Sin embargo, para inicios de la década del treinta integra la Orquesta de la Guardia Vieja dirigida por Juan Carlos Bazán y que cuenta, entre otros, con la participación de Ernesto Ponzio. Fue un homenaje a la nostalgia y a un pasado irrepetible, un homenaje a esos tangos que lo seducían a Borges pero que poco y nada tenían que ver con la realidad efectiva del tango de los años treinta, del tango elaborado por orquestas como las de Fresedo o De Caro y cantores como Gardel, Corsini y Magaldi.

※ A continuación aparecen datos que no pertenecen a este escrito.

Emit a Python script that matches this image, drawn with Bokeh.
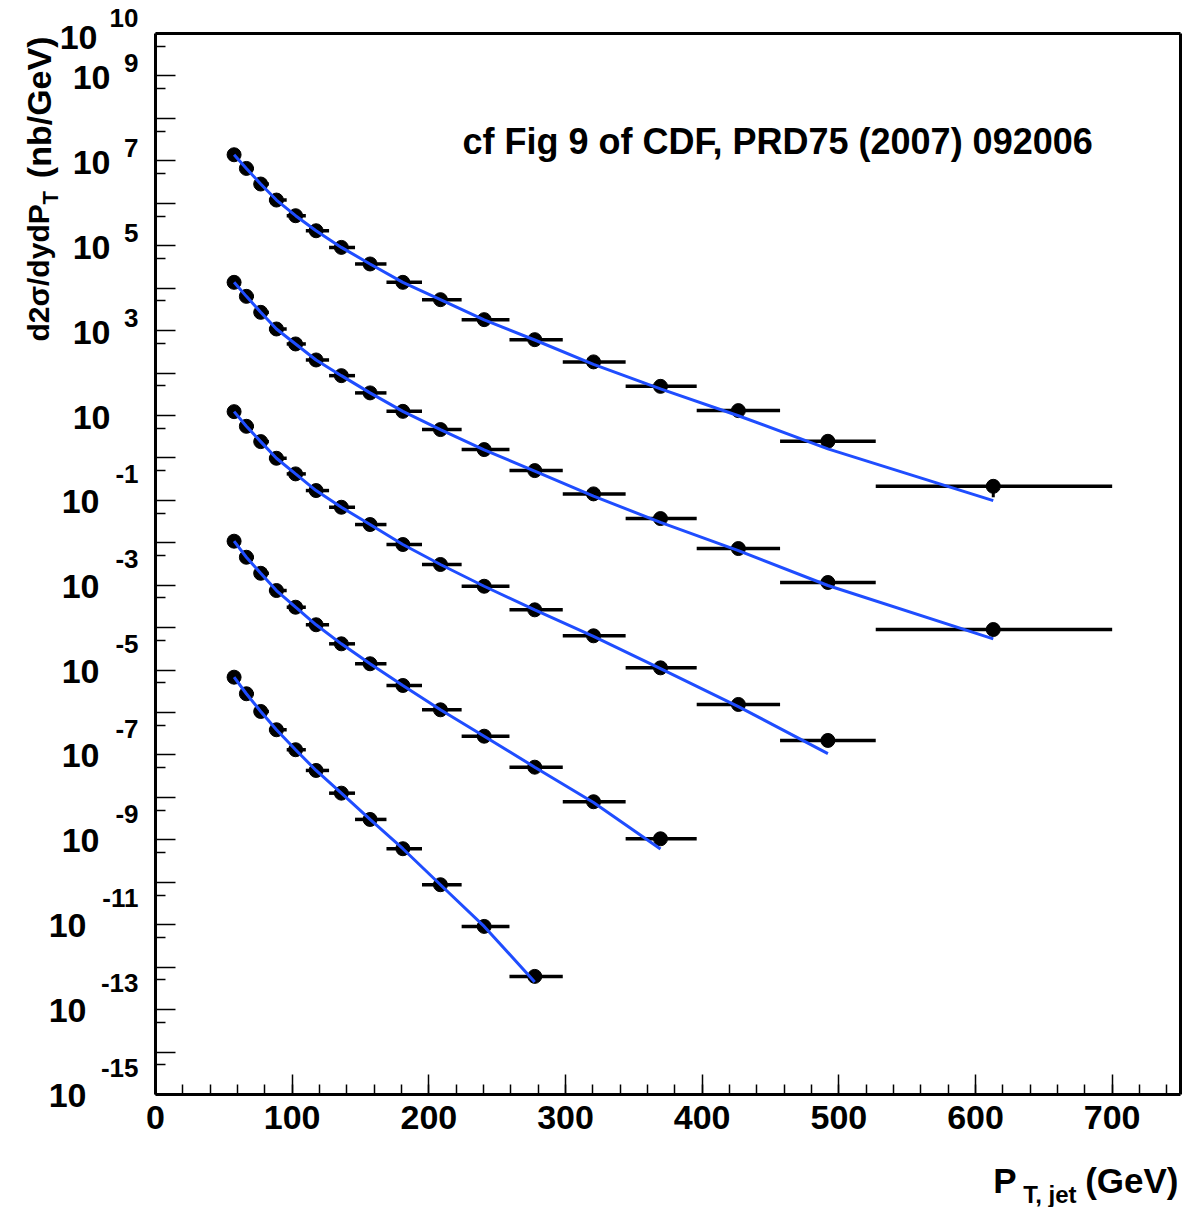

Enrique Saborido murió el 19 de septiembre de 1941. El infarto lo derribó en primeras horas de la mañana, a la hora en que ingresaba a su trabajo en las oficinas de calle Piedras. Carlos de la Púa, el entrañable Malevo Muñoz, escribió estas palabras con motivo de su muerte: “Murió el famoso compositor de tangos de la Guardia Vieja, Enrique Saborido, autor de infinidad de obras de gran éxito cuyos compases ya lejanos brillaron con fulgores propios en la época de oro de nuestra música popular. Por eso podemos asegurar que mientras quede en los patios de arrabal de Buenos Aires una maceta humilde de malvones y claveles cuidados con cariño por cualquiera de esas muchachas de nuestros suburbios vivirá también, generoso y renovado, el recuerdo sencillo y cordial de aquella ‘morocha argentina’ que hace muchos años Enrique Saborido llevó del brazo de su talento a pasear orgulloso por el mundo”.